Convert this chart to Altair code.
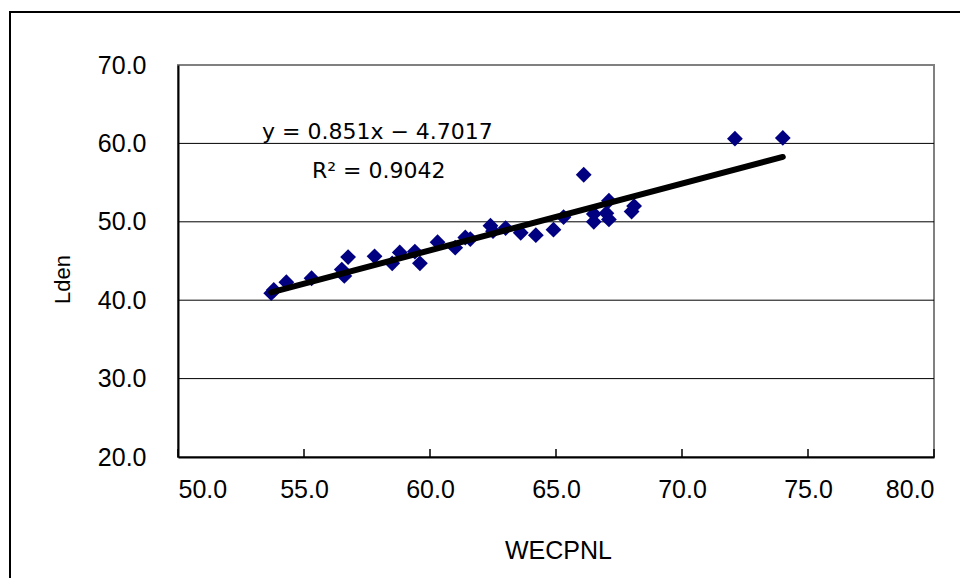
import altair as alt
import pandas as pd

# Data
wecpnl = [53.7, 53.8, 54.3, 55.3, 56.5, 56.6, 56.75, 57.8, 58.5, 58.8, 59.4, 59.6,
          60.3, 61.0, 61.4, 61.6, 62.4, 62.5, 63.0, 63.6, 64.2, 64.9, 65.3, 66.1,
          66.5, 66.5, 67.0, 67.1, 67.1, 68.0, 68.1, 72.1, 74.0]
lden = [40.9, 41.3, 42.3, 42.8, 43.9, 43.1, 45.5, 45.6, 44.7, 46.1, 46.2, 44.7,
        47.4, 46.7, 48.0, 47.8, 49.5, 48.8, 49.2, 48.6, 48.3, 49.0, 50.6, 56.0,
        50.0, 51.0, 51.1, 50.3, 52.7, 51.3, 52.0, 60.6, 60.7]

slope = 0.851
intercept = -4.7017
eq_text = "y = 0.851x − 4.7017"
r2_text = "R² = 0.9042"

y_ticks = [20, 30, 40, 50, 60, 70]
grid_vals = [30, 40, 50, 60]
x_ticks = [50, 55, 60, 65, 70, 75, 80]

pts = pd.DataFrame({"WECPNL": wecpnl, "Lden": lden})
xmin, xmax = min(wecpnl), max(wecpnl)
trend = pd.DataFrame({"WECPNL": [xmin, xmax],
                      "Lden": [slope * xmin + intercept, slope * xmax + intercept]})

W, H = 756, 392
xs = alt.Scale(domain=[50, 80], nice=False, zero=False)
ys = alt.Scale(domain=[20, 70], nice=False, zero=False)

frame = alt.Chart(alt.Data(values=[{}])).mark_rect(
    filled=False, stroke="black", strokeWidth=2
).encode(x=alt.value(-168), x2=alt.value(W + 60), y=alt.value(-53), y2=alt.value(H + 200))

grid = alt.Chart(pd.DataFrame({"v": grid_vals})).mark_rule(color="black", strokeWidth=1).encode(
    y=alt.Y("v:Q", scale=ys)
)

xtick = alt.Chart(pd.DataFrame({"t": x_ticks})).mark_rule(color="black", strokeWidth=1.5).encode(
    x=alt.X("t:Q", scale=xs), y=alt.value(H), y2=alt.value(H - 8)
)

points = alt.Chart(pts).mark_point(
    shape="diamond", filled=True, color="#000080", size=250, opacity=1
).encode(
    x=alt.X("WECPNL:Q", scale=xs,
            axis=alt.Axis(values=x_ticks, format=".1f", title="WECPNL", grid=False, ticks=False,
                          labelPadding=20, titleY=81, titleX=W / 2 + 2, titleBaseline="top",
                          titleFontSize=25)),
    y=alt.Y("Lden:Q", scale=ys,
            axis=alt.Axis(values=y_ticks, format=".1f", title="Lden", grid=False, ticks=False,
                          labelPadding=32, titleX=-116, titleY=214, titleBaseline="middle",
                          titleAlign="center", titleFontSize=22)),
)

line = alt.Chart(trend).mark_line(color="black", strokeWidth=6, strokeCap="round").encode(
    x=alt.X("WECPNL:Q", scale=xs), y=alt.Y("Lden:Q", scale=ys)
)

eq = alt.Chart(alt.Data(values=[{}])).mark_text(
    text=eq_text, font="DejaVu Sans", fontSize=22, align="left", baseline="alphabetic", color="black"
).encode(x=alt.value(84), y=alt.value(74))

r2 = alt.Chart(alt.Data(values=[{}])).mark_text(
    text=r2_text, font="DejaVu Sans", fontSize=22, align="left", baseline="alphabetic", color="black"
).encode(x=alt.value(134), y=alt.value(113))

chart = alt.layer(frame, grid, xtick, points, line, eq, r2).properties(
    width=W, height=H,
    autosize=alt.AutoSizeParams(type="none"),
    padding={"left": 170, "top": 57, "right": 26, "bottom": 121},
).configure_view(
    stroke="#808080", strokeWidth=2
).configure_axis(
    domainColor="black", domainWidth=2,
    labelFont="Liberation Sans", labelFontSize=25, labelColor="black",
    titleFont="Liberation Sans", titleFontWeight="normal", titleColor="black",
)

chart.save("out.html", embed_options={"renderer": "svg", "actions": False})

————

■ WHAT YOU SHOULD DO:
Each line of the material must be retyped exactly, except that images are omitted.

■ TASK ANSWER:
Convert this chart to Altair code.
import altair as alt
import pandas as pd

# Data
wecpnl = [53.7, 53.8, 54.3, 55.3, 56.5, 56.6, 56.75, 57.8, 58.5, 58.8, 59.4, 59.6,
          60.3, 61.0, 61.4, 61.6, 62.4, 62.5, 63.0, 63.6, 64.2, 64.9, 65.3, 66.1,
          66.5, 66.5, 67.0, 67.1, 67.1, 68.0, 68.1, 72.1, 74.0]
lden = [40.9, 41.3, 42.3, 42.8, 43.9, 43.1, 45.5, 45.6, 44.7, 46.1, 46.2, 44.7,
        47.4, 46.7, 48.0, 47.8, 49.5, 48.8, 49.2, 48.6, 48.3, 49.0, 50.6, 56.0,
        50.0, 51.0, 51.1, 50.3, 52.7, 51.3, 52.0, 60.6, 60.7]

slope = 0.851
intercept = -4.7017
eq_text = "y = 0.851x − 4.7017"
r2_text = "R² = 0.9042"

y_ticks = [20, 30, 40, 50, 60, 70]
grid_vals = [30, 40, 50, 60]
x_ticks = [50, 55, 60, 65, 70, 75, 80]

pts = pd.DataFrame({"WECPNL": wecpnl, "Lden": lden})
xmin, xmax = min(wecpnl), max(wecpnl)
trend = pd.DataFrame({"WECPNL": [xmin, xmax],
                      "Lden": [slope * xmin + intercept, slope * xmax + intercept]})

W, H = 756, 392
xs = alt.Scale(domain=[50, 80], nice=False, zero=False)
ys = alt.Scale(domain=[20, 70], nice=False, zero=False)

frame = alt.Chart(alt.Data(values=[{}])).mark_rect(
    filled=False, stroke="black", strokeWidth=2
).encode(x=alt.value(-168), x2=alt.value(W + 60), y=alt.value(-53), y2=alt.value(H + 200))

grid = alt.Chart(pd.DataFrame({"v": grid_vals})).mark_rule(color="black", strokeWidth=1).encode(
    y=alt.Y("v:Q", scale=ys)
)

xtick = alt.Chart(pd.DataFrame({"t": x_ticks})).mark_rule(color="black", strokeWidth=1.5).encode(
    x=alt.X("t:Q", scale=xs), y=alt.value(H), y2=alt.value(H - 8)
)

points = alt.Chart(pts).mark_point(
    shape="diamond", filled=True, color="#000080", size=250, opacity=1
).encode(
    x=alt.X("WECPNL:Q", scale=xs,
            axis=alt.Axis(values=x_ticks, format=".1f", title="WECPNL", grid=False, ticks=False,
                          labelPadding=20, titleY=81, titleX=W / 2 + 2, titleBaseline="top",
                          titleFontSize=25)),
    y=alt.Y("Lden:Q", scale=ys,
            axis=alt.Axis(values=y_ticks, format=".1f", title="Lden", grid=False, ticks=False,
                          labelPadding=32, titleX=-116, titleY=214, titleBaseline="middle",
                          titleAlign="center", titleFontSize=22)),
)

line = alt.Chart(trend).mark_line(color="black", strokeWidth=6, strokeCap="round").encode(
    x=alt.X("WECPNL:Q", scale=xs), y=alt.Y("Lden:Q", scale=ys)
)

eq = alt.Chart(alt.Data(values=[{}])).mark_text(
    text=eq_text, font="DejaVu Sans", fontSize=22, align="left", baseline="alphabetic", color="black"
).encode(x=alt.value(84), y=alt.value(74))

r2 = alt.Chart(alt.Data(values=[{}])).mark_text(
    text=r2_text, font="DejaVu Sans", fontSize=22, align="left", baseline="alphabetic", color="black"
).encode(x=alt.value(134), y=alt.value(113))

chart = alt.layer(frame, grid, xtick, points, line, eq, r2).properties(
    width=W, height=H,
    autosize=alt.AutoSizeParams(type="none"),
    padding={"left": 170, "top": 57, "right": 26, "bottom": 121},
).configure_view(
    stroke="#808080", strokeWidth=2
).configure_axis(
    domainColor="black", domainWidth=2,
    labelFont="Liberation Sans", labelFontSize=25, labelColor="black",
    titleFont="Liberation Sans", titleFontWeight="normal", titleColor="black",
)

chart.save("out.html", embed_options={"renderer": "svg", "actions": False})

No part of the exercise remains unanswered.